Caltech Researchers Identify Social Difficulty Caused By Autism

LOS ANGELES (CBS) — Caltech researchers announced Monday they believe they have evidence to demonstrate a common behavior in high-functioning people with autism — that they do not seem to care what other people think of them.

The research, which is documented in the Proceedings of the National Academy of Sciences, suggests that people with autism lack what is called “theory of mind,” a skill for figuring out one’s social reputation.
Psychologists say the skill motivates people to be nice to others.

In an experiment, Caltech researchers asked people with and without autism to make monetary donations to UNICEF while sitting alone in a room and when with other people in the room watching.

“People (without autism) donated more when they were being watched by another person, presumably to improve their social reputation,” said Keise Izuma, a Caltech postdoctoral student who was one of the study’s authors.

In contrast, people with autism gave the same amount of money regardless of whether they were being watched.

“The effect was extremely clear,” Izuma said.

In a control experiment, people with and without autism performed better on basic math skills while others were watching them perform the tasks.

“It showed us that in people with autism, the presence of another person is indeed registered, and can have general arousal effects,” said Ralph

Adolphs, a Caltech psychology and neuroscience professor who led the study.

“It tells us that what is missing is the specific step of thinking about what another person thinks about us.”

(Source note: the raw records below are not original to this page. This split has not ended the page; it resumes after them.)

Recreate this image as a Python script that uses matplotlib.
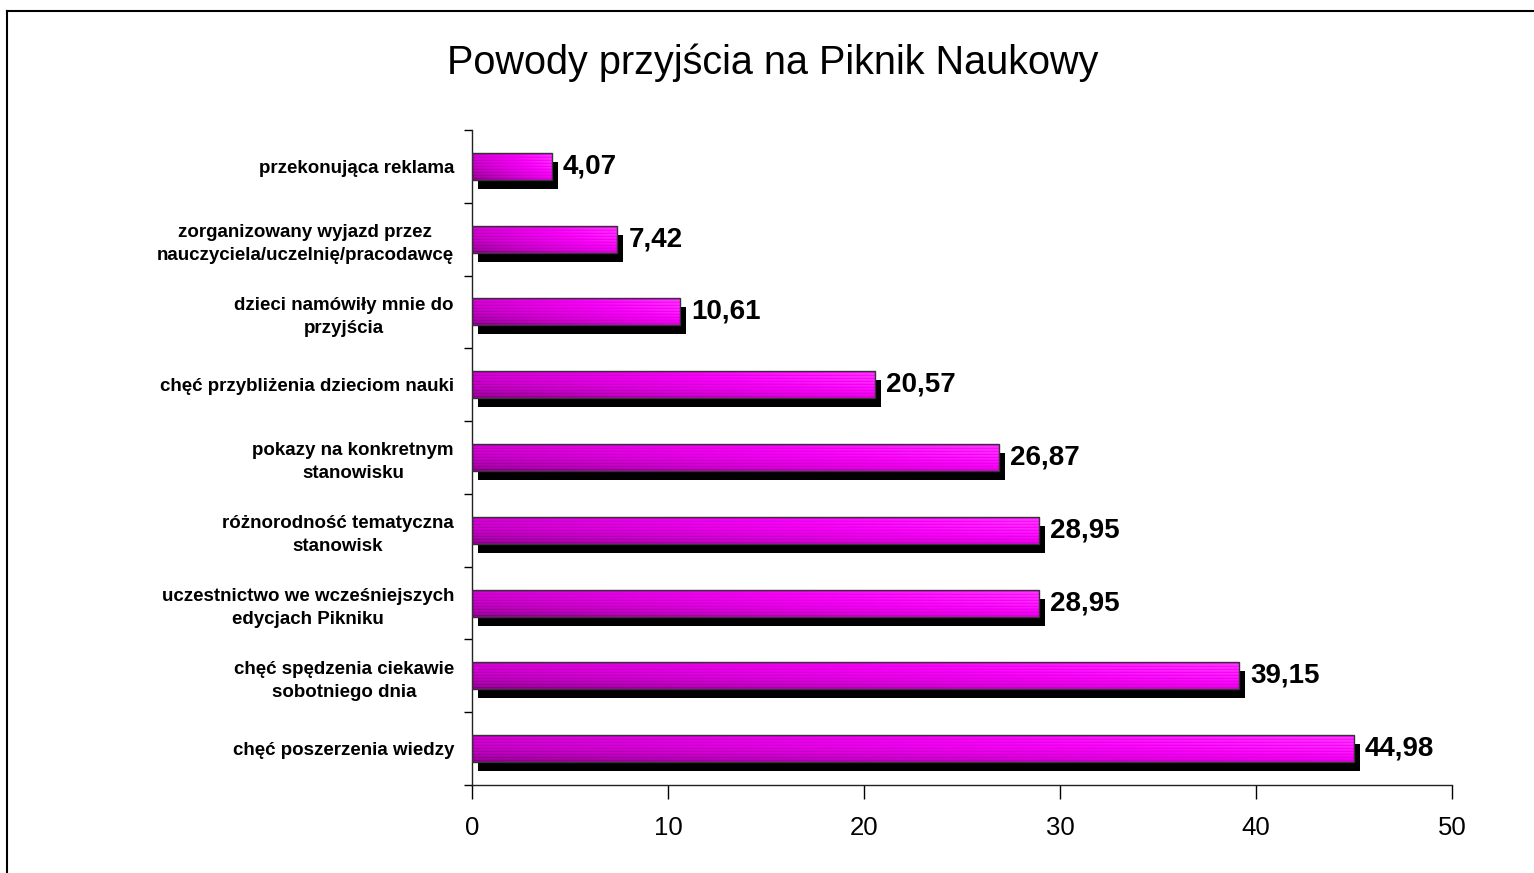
import numpy as np
import matplotlib
matplotlib.use("Agg")
import matplotlib.pyplot as plt
from matplotlib.transforms import ScaledTranslation
from matplotlib.colors import LinearSegmentedColormap

plt.rcParams['font.family'] = ['Liberation Sans', 'DejaVu Sans']

title = "Powody przyjścia na Piknik Naukowy"
categories = [
    "przekonująca reklama",
    "zorganizowany wyjazd przez\nnauczyciela/uczelnię/pracodawcę",
    "dzieci namówiły mnie do\nprzyjścia",
    "chęć przybliżenia dzieciom nauki",
    "pokazy na konkretnym\nstanowisku",
    "różnorodność tematyczna\nstanowisk",
    "uczestnictwo we wcześniejszych\nedycjach Pikniku",
    "chęć spędzenia ciekawie\nsobotniego dnia",
    "chęć poszerzenia wiedzy",
]
values = [4.07, 7.42, 10.61, 20.57, 26.87, 28.95, 28.95, 39.15, 44.98]
value_labels = ["4,07", "7,42", "10,61", "20,57", "26,87", "28,95", "28,95", "39,15", "44,98"]
xticks = [0, 10, 20, 30, 40, 50]

fig = plt.figure(figsize=(15.34, 8.73), dpi=100)
ax = fig.add_axes([0.3077, 0.1008, 0.6388, 0.7503])

n = len(categories)
ypos = np.arange(n)[::-1]  # top category at top
bar_h = 0.37

# gradient image (left purple -> right bright magenta, darker toward bottom, fine stripes)
ny, nx = 27, 200
yy = np.linspace(0, 1, ny)[:, None]   # 0 = top, 1 = bottom
xx = np.linspace(0, 1, nx)[None, :]
t = 0.5 + 0.42 * xx - 0.28 * yy ** 2
stripes = ((np.arange(ny) % 3) == 1)[:, None] * -0.10 + ((np.arange(ny) % 3) == 2)[:, None] * 0.04
t = np.clip(t + stripes, 0, 1)
cmap = LinearSegmentedColormap.from_list("mag", ["#600060", "#9c009c", "#d000d0", "#f800f8", "#ff40ff"])

shadow_tr = ax.transData + ScaledTranslation(6 / 100, -9 / 100, fig.dpi_scale_trans)

for y, v, lab in zip(ypos, values, value_labels):
    ax.barh(y, v, height=bar_h, color="black", transform=shadow_tr, zorder=1)
    ax.imshow(t, cmap=cmap, vmin=0, vmax=1, aspect="auto",
              extent=(0, v, y - bar_h / 2, y + bar_h / 2), interpolation="nearest", zorder=2)
    ax.barh(y, v, height=bar_h, facecolor="none", edgecolor="#333333", linewidth=1.0, zorder=3)
    ax.annotate(lab, xy=(v, y), xytext=(8, 0), textcoords="offset points",
                ha="left", va="center", fontsize=20, fontweight="bold", color="black", zorder=4)

ax.set_xlim(0, 50)
ax.set_ylim(-0.5, n - 0.5)
ax.set_xticks(xticks)
ax.set_xticklabels([str(x) for x in xticks], fontsize=18.5)
ax.tick_params(axis="x", length=10, width=1, pad=12, direction="out")

ax.set_yticks(ypos)
ax.set_yticklabels(categories, fontsize=13.5, fontweight="bold", multialignment="center",
                   linespacing=1.45)
ax.tick_params(axis="y", which="major", length=0, pad=13)
ax.set_yticks(np.arange(n + 1) - 0.5, minor=True)
ax.tick_params(axis="y", which="minor", length=6, width=1, direction="out")

for s in ["top", "right"]:
    ax.spines[s].set_visible(False)
for s in ["left", "bottom"]:
    ax.spines[s].set_color("#222222")
    ax.spines[s].set_linewidth(1.0)

fig.text(0.5035, 1 - 63 / 873, title, ha="center", va="center", fontsize=28.5)

# outer frame (left and top edges visible)
fig.add_artist(plt.Line2D([7 / 1534, 7 / 1534], [0, 1 - 11 / 873], transform=fig.transFigure, color="black", lw=1.5))
fig.add_artist(plt.Line2D([7 / 1534, 1], [1 - 11 / 873, 1 - 11 / 873], transform=fig.transFigure, color="black", lw=1.5))

fig.savefig("out.png", dpi=100)
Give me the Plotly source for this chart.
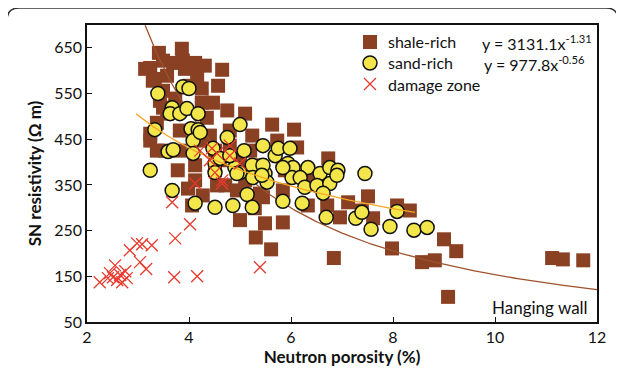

Adolphs said the research gives doctors and scientists a much more precise picture of how people with autism process social information and could lead to better therapies. He said the findings are also important in helping
the general public better understand the psychology of autism.

Comments

One Comment

  1. dfsd2 says:

    This is all BS. Whose to say that those overly affected by other’s thinking aren’t the ones who are suffering from some social/mental/clinical “ill”

  2. J56 says:

    I have a son with autism and he DEFINITELY cares about what others think of him.

  3. Jenny says:

    My son has alopecia and autism and is definitely concerned about what people think of him. Now, does he try to impress people or put on airs, no, he is himself and is very happy and kind hearted. I’m not sure if the study is flawed, the way it was presented or if it is just a poorly written story with a horrible headline and opening statement.